Allá por los setenta del siglo XX, estuve viviendo durante dos años, en las doradas y calientes arenas del desierto del Sahara. Iba en busca de
aventuras de vida, de emociones sin par, de exotismo y de paisajes extraños,
inmensos y sobrecogedores.
Cuando el avión “arenizó” y pisé por vez primera aquél rubio
océano, me embargó un alegre frenesí, pues mi alma ansiaba ver el horizonte
desconocido, pisar el futuro soñado y navegar por dunas, que no eran más que
inmensas olas de arena.
Iba solo, sin familia que alimentar; sin amor que abrazar; sin confidente en quien confiar mis anhelos.
Fui valiente. Fui imprudente. Fui joven. A mi modo, emprendí
la aventura de la iniciación, como los jóvenes guerreros de tantas tribus
africanas. Y aprendí que en el desierto
hay que medir las propias fuerzas; que las imprudencias se pagan con la muerte;
que se viaja de noche; que hay que beber a pequeños sorbos y que la vida también
allí es hermosa.
Y aprendí a leer la noche; a identificar los ruidos y a
prevenir los peligros; y a amar el silencio; y a ser solidario con los, que se enfrentaban como yo a los mismos peligros. Y aprendí que allí la
vida es corta y hay que vivir cada segundo de oportunidad de latir el corazón,
por amor y por supervivencia, entre las altas temperaturas diurnas y los bajos
grados nocturnos.
Y disfruté viendo los ágiles fenecos, las rápidas gacelas,
los potentes antílopes, los ávidos chacales y las peligrosas víboras cornudas.

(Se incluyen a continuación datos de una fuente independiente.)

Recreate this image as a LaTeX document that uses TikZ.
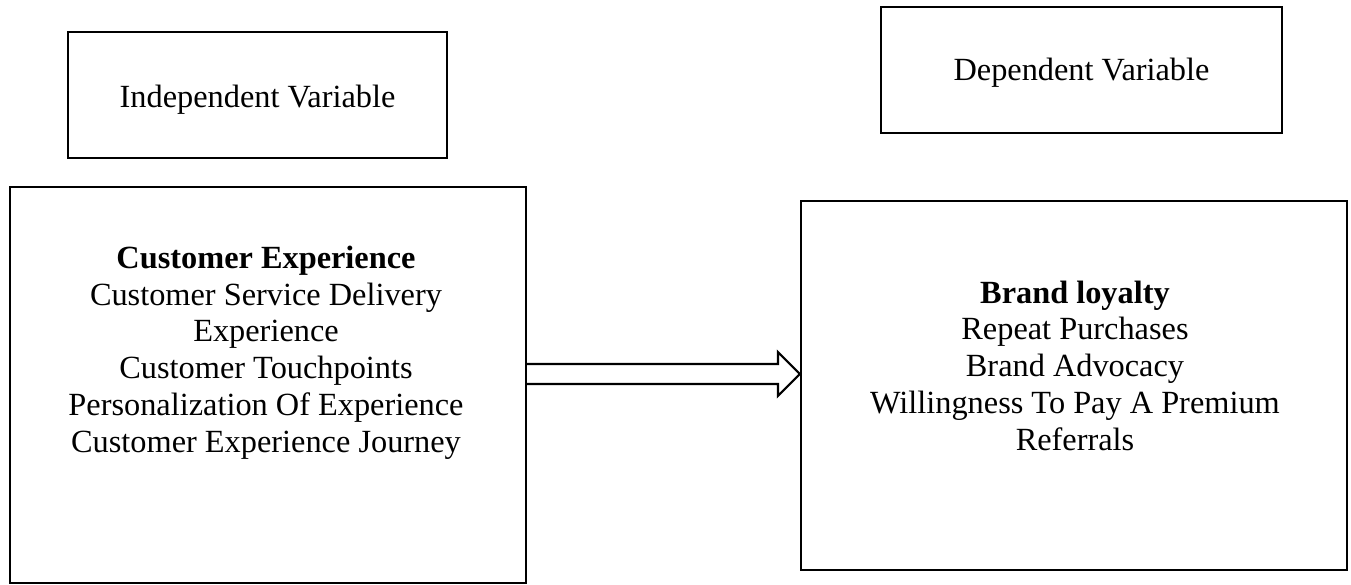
\documentclass[tikz,border=0pt]{standalone}
\usepackage{fontspec}
\setmainfont{Liberation Serif}
\usetikzlibrary{calc,positioning}

\begin{document}
\begin{tikzpicture}[scale=1.0,line cap=round,
    box/.style={draw=black,line width=1.2pt,inner sep=0pt},
    txt/.style={inner sep=0pt,align=center,font=\fontsize{18.4}{20.9}\selectfont},
    fatarrow/.style={draw=black,line width=1.2pt,line join=miter}]
  \useasboundingbox (0,0) rectangle (27.02,11.68);
  % header boxes
  \node[box,minimum width=7.58cm,minimum height=2.52cm] (indep) at (5.15,9.78) {};
  \node[txt,anchor=base] (indeplbl) at (5.15,9.52) {Independent Variable};
  \node[box,minimum width=8.02cm,minimum height=2.52cm] (dep) at (21.63,10.28) {};
  \node[txt,anchor=base] (deplbl) at (21.63,10.06) {Dependent Variable};
  % main boxes
  \node[box,minimum width=10.32cm,minimum height=7.92cm] (cexp) at (5.36,3.98) {};
  \node[txt] (cexplbl) at (5.32,4.63)
    {\textbf{Customer Experience}\\Customer Service Delivery\\Experience\\
     Customer Touchpoints\\Personalization Of Experience\\Customer Experience Journey};
  \node[box,minimum width=10.92cm,minimum height=7.38cm] (bloy) at (21.48,3.97) {};
  \node[txt] (bloylbl) at (21.5,4.37)
    {\textbf{Brand loyalty}\\Repeat Purchases\\Brand Advocacy\\
     Willingness To Pay A Premium\\Referrals};
  % hollow arrow
  \coordinate (tail) at (cexp.east |- 0,4.2);
  \coordinate (tip) at (bloy.west |- 0,4.2);
  \draw[fatarrow] ($(tail)+(0,0.2)$) -- ($(tip)+(-0.44,0.2)$) -- ($(tip)+(-0.44,0.44)$)
    -- (tip) -- ($(tip)+(-0.44,-0.44)$) -- ($(tip)+(-0.44,-0.2)$) -- ($(tail)+(0,-0.2)$);
\end{tikzpicture}
\end{document}
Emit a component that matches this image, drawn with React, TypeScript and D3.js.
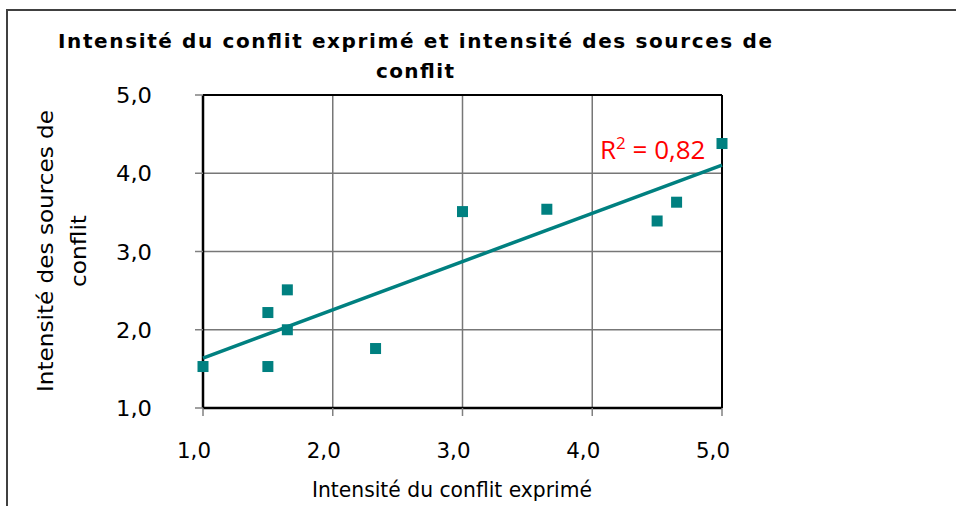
import React from "react";
import * as d3 from "d3";

const xValues = [1.0, 1.5, 1.65, 1.65, 1.5, 2.33, 3.0, 3.65, 4.5, 4.65, 5.0];
const yValues = [1.53, 2.22, 2.51, 2.0, 1.53, 1.76, 3.51, 3.54, 3.39, 3.63, 4.38];
const xTicks = [1, 2, 3, 4, 5];
const yTicks = [1, 2, 3, 4, 5];
const titleLines = ["Intensité du conflit exprimé et intensité des sources de", "conflit"];
const xTitle = "Intensité du conflit exprimé";
const yTitleLines = ["Intensité des sources de", "conflit"];
const r2Label = "0,82";

const W = 956;
const H = 506;
const TEAL = "#008080";
const FONT = "'DejaVu Sans', Verdana, sans-serif";

export default function App() {
  const x = d3.scaleLinear().domain([1, 5]).range([203, 722]);
  const y = d3.scaleLinear().domain([1, 5]).range([408, 95]);
  const fmt = (v: number) => d3.format(".1f")(v).replace(".", ",");

  const mx = d3.mean(xValues)!;
  const my = d3.mean(yValues)!;
  let sxy = 0, sxx = 0;
  xValues.forEach((xv, i) => {
    sxy += (xv - mx) * (yValues[i] - my);
    sxx += (xv - mx) * (xv - mx);
  });
  const slope = sxy / sxx;
  const intercept = my - slope * mx;
  const line = d3.line<number>().x((d) => x(d)).y((d) => y(intercept + slope * d));

  return (
    <svg width={W} height={H} style={{ position: "absolute", left: 0, top: 0 }}>
      <rect x={0} y={0} width={W} height={H} fill="#fff" />
      <rect x={7} y={10} width={W + 20} height={H + 20} fill="none" stroke="#404040" strokeWidth={2} />
      {/* title */}
      <text x={415} y={48} textAnchor="middle" fontFamily={FONT} fontWeight="bold" fontSize={20} fill="#000"
        textLength={714} lengthAdjust="spacing">
        {titleLines[0]}
      </text>
      <text x={415} y={78} textAnchor="middle" fontFamily={FONT} fontWeight="bold" fontSize={20} fill="#000"
        textLength={78} lengthAdjust="spacing">
        {titleLines[1]}
      </text>
      {/* grid */}
      {xTicks.slice(1, -1).map((t) => (
        <line key={"gx" + t} x1={x(t)} x2={x(t)} y1={y(5)} y2={y(1)} stroke="#777" strokeWidth={1.5} />
      ))}
      {yTicks.slice(1, -1).map((t) => (
        <line key={"gy" + t} x1={x(1)} x2={x(5)} y1={y(t)} y2={y(t)} stroke="#777" strokeWidth={1.5} />
      ))}
      {/* frame of plot */}
      <line x1={x(1)} x2={x(5)} y1={y(5)} y2={y(5)} stroke="#000" strokeWidth={2} />
      <line x1={x(5)} x2={x(5)} y1={y(5)} y2={y(1)} stroke="#000" strokeWidth={2} />
      <line x1={x(1)} x2={x(5)} y1={y(1)} y2={y(1)} stroke="#000" strokeWidth={2.5} />
      <line x1={x(1)} x2={x(1)} y1={y(5)} y2={y(1)} stroke="#000" strokeWidth={2.5} />
      {/* ticks */}
      {xTicks.map((t) => (
        <line key={"tx" + t} x1={x(t)} x2={x(t)} y1={y(1)} y2={y(1) + 8} stroke="#808080" strokeWidth={1.5} />
      ))}
      {yTicks.map((t) => (
        <line key={"ty" + t} x1={x(1) - 8} x2={x(1)} y1={y(t)} y2={y(t)} stroke="#808080" strokeWidth={1.5} />
      ))}
      {/* tick labels */}
      {xTicks.map((t) => (
        <text key={"lx" + t} x={x(t) - 9} y={458} textAnchor="middle" fontFamily={FONT} fontSize={22} fill="#000"
          textLength={34} lengthAdjust="spacingAndGlyphs">
          {fmt(t)}
        </text>
      ))}
      {yTicks.map((t) => (
        <text key={"ly" + t} x={152} y={y(t) + 8} textAnchor="end" fontFamily={FONT} fontSize={22} fill="#000"
          textLength={36} lengthAdjust="spacingAndGlyphs">
          {fmt(t)}
        </text>
      ))}
      {/* axis titles */}
      <text x={452} y={497} textAnchor="middle" fontFamily={FONT} fontSize={22} fill="#000"
        textLength={280} lengthAdjust="spacingAndGlyphs">
        {xTitle}
      </text>
      <text transform="translate(53,251) rotate(-90)" textAnchor="middle" fontFamily={FONT} fontSize={22} fill="#000"
        textLength={282} lengthAdjust="spacingAndGlyphs">
        {yTitleLines[0]}
      </text>
      <text transform="translate(86,251) rotate(-90)" textAnchor="middle" fontFamily={FONT} fontSize={22} fill="#000"
        textLength={72} lengthAdjust="spacingAndGlyphs">
        {yTitleLines[1]}
      </text>
      {/* trendline */}
      <path d={line([1, 5]) || ""} fill="none" stroke={TEAL} strokeWidth={3.5} />
      {/* points */}
      {xValues.map((xv, i) => (
        <rect key={"p" + i} x={x(xv) - 5.5} y={y(yValues[i]) - 5.5} width={11} height={11} fill={TEAL} />
      ))}
      {/* R2 */}
      <text x={600} y={159} fontFamily="'Open Sans', 'Noto Sans', sans-serif" fontSize={26} fill="#ff0000">
        R<tspan dy={-10} fontSize={17}>2</tspan>
        <tspan dy={10}>{" = " + r2Label}</tspan>
      </text>
    </svg>
  );
}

Y sentí el cadencioso caminar de los dromedarios, como si
fuera en una pequeña chalupa por la mar, al son de las dulces curvaturas de las
dunas.
Y busqué y hallé restos prehistóricos, entre las secas
piedras, que el viento limpiaba de arena, disfrutando de los sílex tallados en
forma de flechas.
Y vi el verde de las algas en las mareas bajas del mar, entre
cangrejos violinistas de sabrosas pinzas. Mientras cientos de alevines de
tiburones, me advertían sin saberlo, que no debía adentrarme más allá, de lo
que me exigiera esquivar los hambrientos chacales de la orilla.
Sufrí y disfruté de la soledad y soñé con tierras aún más
lejanas, cada vez que un barco abandonaba Nouadhibou hacia las aguas del negro sur.
Y un día, cuando comprendí que era hora de regresar al hogar,
marché al norte, al abrazo de mis padres, a la seguridad y a la querencia, para
comprender, que por encima de la aventura, hay un valor que se llama amor; que
se llama familia.
Aquellos tiempos no volverán. Mis padres ya no están. Sevilla, la ciudad de mi infancia y juventud, es ya para mí una ciudad invisible, que conserva sus monumentos, pero que ayuna
de mis seres queridos. Ahora soy yo quien
espera en casa, la llegada de los hijos, que por “razones de diversa razón”,
navegan por dunas de asfalto, por olas de viento y pañales de nietos.
Aquellas dunas secaron mi cara, pero regaron mi espíritu y
ahora, la lluvia del norte, humedece mis huesos. Mientras, espero la visita de
mis hijos, con la chimenea de los sentimientos encendida, para darles calor de
hogar; mientras les ofrezco mi alma un tanto cuarteada, para que aten en ella sus
sentimientos, como el noray en el muelle, ofrece su seguridad a los barcos de la mar.